Are you a caregiver for someone with an illness?

By Annette Beach

If you have been diagnosed with a moderate to severe chronic illness, more than likely you’ve required help or care from another. Whether it’s down time from a flare, the minutes or hours while waiting for morning stiffness to subside, the days following surgery or the dreaded illnesses brought on by the attack of our own immune system, having to be cared for is not how we envision the glamour of being treated like royalty.

Next month, I will celebrate the 24th year of my relationship with Arthur (rheumatoid arthritis). Having already experienced 32 operations, multiple flares, side effects from medications and battles with secondary and other illnesses, my arthritis resume is pushing the maximum pages. Needless to say, along with these experience, I’ve also had to be humble and ask for, as well as receive help, in various ways ranging from mobile assistance to personal hygiene and then some.

In addition to being the recipient of care, I’ve been a giver. Raising a child while I, the parent, dealt with lost abilities, was a challenge in itself. Among other nontraditional methods, when my son was young and began to dress himself, he’d run to me carrying pliers so I could snap his jeans because my fingers were unable.

Knowing first hand what it’s like to live daily with a disabling disease, I’ve always been open to caring for others in similar situations because of the common understanding of physical and emotional needs. There have been numerous times when I’ve been involved in the care of others on a short-term basis.

However, there was a time when an elderly man needed care and had no family or friends to rely on. Feeling his vulnerability, I remembered the Golden Rule and decided to oversee his long-term care. Having physical limitations of my own, he understood the need and agreed to hire outside help.

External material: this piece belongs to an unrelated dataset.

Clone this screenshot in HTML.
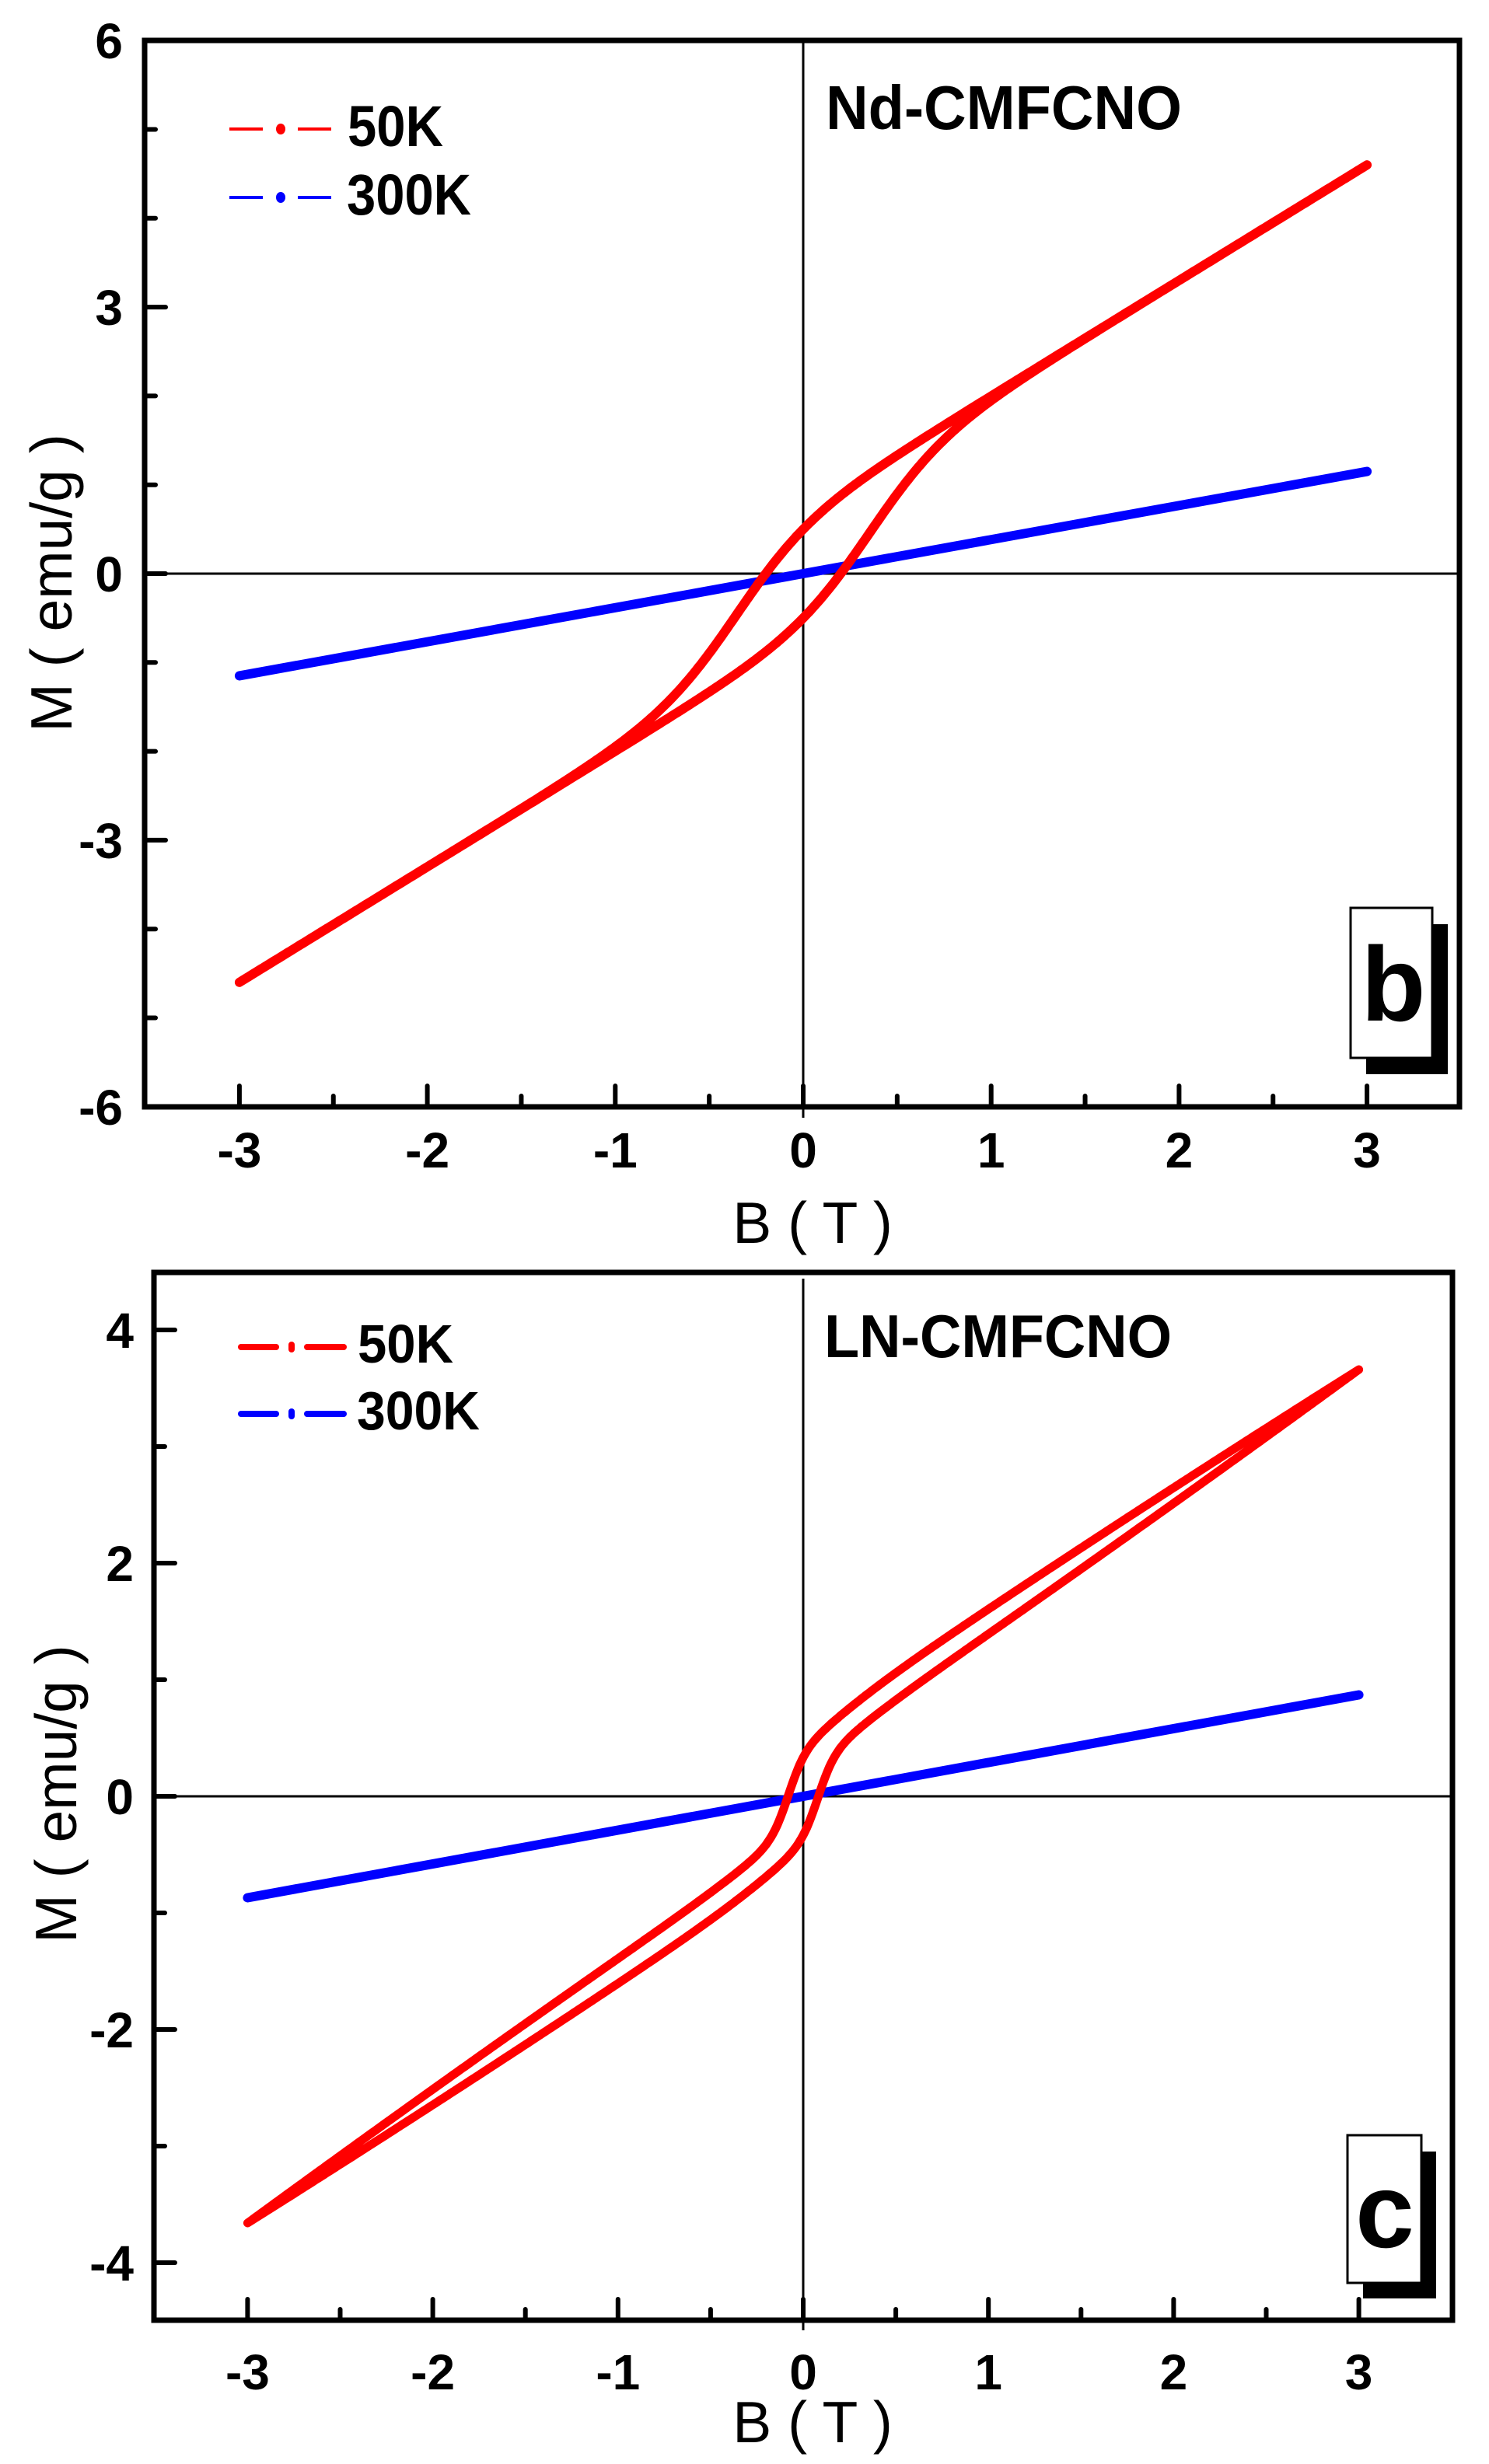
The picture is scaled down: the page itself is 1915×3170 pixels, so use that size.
<!DOCTYPE html>
<html><head><meta charset="utf-8">
<style>
html,body{margin:0;padding:0;background:#fff;}
svg{display:block;}
text{font-family:"Liberation Sans",Arial,sans-serif;}
.b{font-weight:bold;}
</style></head>
<body>
<svg id="s" width="1915" height="3170" viewBox="0 0 1915 3170" xmlns="http://www.w3.org/2000/svg">
<rect width="1915" height="3170" fill="#fff"/>
<!-- Plot 1 -->
<g id="p1">
  <line x1="1033" y1="52" x2="1033" y2="1438" stroke="#000" stroke-width="3"/>
  <line x1="186" y1="738" x2="1877" y2="738" stroke="#000" stroke-width="3"/>
  <path id="b1" fill="none" stroke="#0000ff" stroke-width="12" stroke-linecap="round"/>
  <path id="r1" fill="none" stroke="#ff0000" stroke-width="12" stroke-linejoin="round" stroke-linecap="round"/>
  <g id="t1"></g>
  <rect x="186" y="52" width="1691" height="1372" fill="none" stroke="#000" stroke-width="7"/>
  <line x1="295" y1="166" x2="338" y2="166" stroke="#ff0000" stroke-width="4"/>
  <ellipse cx="361" cy="166" rx="6" ry="7" fill="#ff0000"/>
  <line x1="383" y1="166" x2="426" y2="166" stroke="#ff0000" stroke-width="4"/>
  <text x="447" y="188" class="b" font-size="74" textLength="123" lengthAdjust="spacingAndGlyphs">50K</text>
  <line x1="295" y1="254" x2="338" y2="254" stroke="#0000ff" stroke-width="4"/>
  <ellipse cx="361" cy="254" rx="6" ry="7" fill="#0000ff"/>
  <line x1="383" y1="254" x2="426" y2="254" stroke="#0000ff" stroke-width="4"/>
  <text x="446" y="276" class="b" font-size="74" textLength="160" lengthAdjust="spacingAndGlyphs">300K</text>
  <text x="1062" y="166" class="b" font-size="80" textLength="458" lengthAdjust="spacingAndGlyphs">Nd-CMFCNO</text>
  <rect x="1757" y="1189" width="105" height="193" fill="#000"/>
  <rect x="1737" y="1168" width="105" height="193" fill="#fff" stroke="#000" stroke-width="3"/>
  <text x="1792" y="1313" class="b" font-size="136" text-anchor="middle">b</text>
  <text x="1045" y="1599" font-size="75" text-anchor="middle">B ( T )</text>
  <text transform="translate(92,750) rotate(-90)" font-size="75" text-anchor="middle">M ( emu/g )</text>
</g>
<!-- Plot 2 -->
<g id="p2">
  <line x1="1033" y1="1645" x2="1033" y2="2998" stroke="#000" stroke-width="3"/>
  <line x1="198" y1="2311" x2="1868" y2="2311" stroke="#000" stroke-width="3"/>
  <path id="b2" fill="none" stroke="#0000ff" stroke-width="12" stroke-linecap="round"/>
  <path id="r2" fill="none" stroke="#ff0000" stroke-width="11" stroke-linejoin="round" stroke-linecap="round"/>
  <g id="t2"></g>
  <rect x="198" y="1637" width="1670" height="1348" fill="none" stroke="#000" stroke-width="7"/>
  <line x1="310" y1="1733" x2="355" y2="1733" stroke="#ff0000" stroke-width="8" stroke-linecap="round"/>
  <line x1="375" y1="1730" x2="375" y2="1736" stroke="#ff0000" stroke-width="8" stroke-linecap="round"/>
  <line x1="395" y1="1733" x2="442" y2="1733" stroke="#ff0000" stroke-width="8" stroke-linecap="round"/>
  <text x="460" y="1753" class="b" font-size="70" textLength="123" lengthAdjust="spacingAndGlyphs">50K</text>
  <line x1="310" y1="1819" x2="355" y2="1819" stroke="#0000ff" stroke-width="8" stroke-linecap="round"/>
  <line x1="375" y1="1816" x2="375" y2="1822" stroke="#0000ff" stroke-width="8" stroke-linecap="round"/>
  <line x1="395" y1="1819" x2="442" y2="1819" stroke="#0000ff" stroke-width="8" stroke-linecap="round"/>
  <text x="459" y="1839" class="b" font-size="70" textLength="158" lengthAdjust="spacingAndGlyphs">300K</text>
  <text x="1060" y="1746" class="b" font-size="78" textLength="447" lengthAdjust="spacingAndGlyphs">LN-CMFCNO</text>
  <rect x="1753" y="2768" width="94" height="189" fill="#000"/>
  <rect x="1733" y="2747" width="95" height="190" fill="#fff" stroke="#000" stroke-width="3"/>
  <text x="1781" y="2891" class="b" font-size="136" text-anchor="middle">c</text>
  <text x="1045" y="3142" font-size="75" text-anchor="middle">B ( T )</text>
  <text transform="translate(98,2308) rotate(-90)" font-size="75" text-anchor="middle">M ( emu/g )</text>
</g>
</svg>
<script>
(function(){
var NS="http://www.w3.org/2000/svg";
function el(tag,attrs,parent,txt){var e=document.createElementNS(NS,tag);for(var k in attrs)e.setAttribute(k,attrs[k]);if(txt!==undefined)e.textContent=txt;parent.appendChild(e);return e;}
function tanh(x){var a=Math.exp(2*x);return (a-1)/(a+1);}
function plot(cfg){
  var X=function(b){return cfg.x0+b*cfg.sx;};
  var Y=function(m){return cfg.y0-m*cfg.sy;};
  document.getElementById(cfg.bid).setAttribute("d","M"+X(-3)+" "+Y(-cfg.blue)+" L"+X(3)+" "+Y(cfg.blue));
  var d="",i,B,N=600;
  for(i=0;i<=N;i++){B=3-6*i/N;d+=(i?"L":"M")+X(B).toFixed(1)+" "+Y(cfg.up(B)).toFixed(1)+" ";}
  for(i=0;i<=N;i++){B=-3+6*i/N;d+="L"+X(B).toFixed(1)+" "+Y(-cfg.up(-B)).toFixed(1)+" ";}
  document.getElementById(cfg.rid).setAttribute("d",d);
  var g=document.getElementById(cfg.tid);
  for(i=-6;i<=6;i++){var b=i/2,x=X(b),maj=(i%2===0);
    el("line",{x1:x,y1:cfg.bot,x2:x,y2:cfg.bot-(maj?27:14),stroke:"#000","stroke-width":6,"stroke-linecap":"round"},g);
    if(maj)el("text",{x:x,y:cfg.xlab,"font-size":64,"text-anchor":"middle","class":"b"},g,String(b));
  }
  for(i=0;i<cfg.yt.length;i++){var t=cfg.yt[i],y=Y(t[0]);
    el("line",{x1:cfg.left,y1:y,x2:cfg.left+(t[1]?27:14),y2:y,stroke:"#000","stroke-width":6,"stroke-linecap":"round"},g);
    if(t[1])el("text",{x:cfg.ylabx,y:y+23,"font-size":64,"text-anchor":"end","class":"b"},g,String(t[0]));
  }
}
var yt1=[];for(var v=-6;v<=6;v++)yt1.push([v,v%3===0]);
plot({x0:1033,sx:241.7,y0:738,sy:114.3,bid:"b1",rid:"r1",tid:"t1",blue:1.15,
  up:function(B){return 1.3*B+0.7*tanh((B+0.354)/0.396);},
  bot:1424,left:186,xlab:1502,ylabx:158,yt:yt1});
var yt2=[];for(var v2=-4;v2<=4;v2++)yt2.push([v2,v2%2===0]);
plot({x0:1033,sx:238.2,y0:2311,sy:150,bid:"b2",rid:"r2",tid:"t2",blue:0.87,
  up:function(B){return 1.08*B+0.3*tanh((B+0.08)/0.09)+0.12*tanh(B/0.4)+0.12*(1-(B/3)*(B/3));},
  bot:2985,left:198,xlab:3074,ylabx:172,yt:yt2});
})();
</script>
</body></html>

Talk about a challenge! One would think, with all of the services available and the willingness to pay, a person in need could find efficient and reliable help. I quickly learned, the advertised care programs do not necessarily meet the needs of a person who is homebound. There are hidden clauses and limits to the services provided. I found the private sector and personal referrals to be the best route in his case.

Following the decision to move into a nursing home, he continued to rely on me as his connection to the world, to run errands, meet financial obligations, translate medical terminology to his understanding, to be a friend and more. This required having to visit the facility every other day, to carry two lists when I went shopping, a regular review of health care and legal matters, responses to late night emergency nurses calls and finding someone to fill in if I was out of town or required personal time due to my own illness.

This was my regular routine for three years and it was exhausting!

Many experts offer advice on how to handle being a caregiver if you yourself are in need. While the suggestions are good, they’re not always realistic. I was caring for someone in need and yes, my heart felt for him because he was alone and became dependent on me, but I was careful to keep some distance. There are many people who care for loved ones, aging parents and children with special needs in a similar situation and their hearts are invested on many levels. It’s not easy to put your own needs first when trying to cope under these circumstances.

Have you been a caregiver to someone requiring short- or long-term care? How did it affect your life and/or personal illness? Do you have tips to share that would be beneficial to us?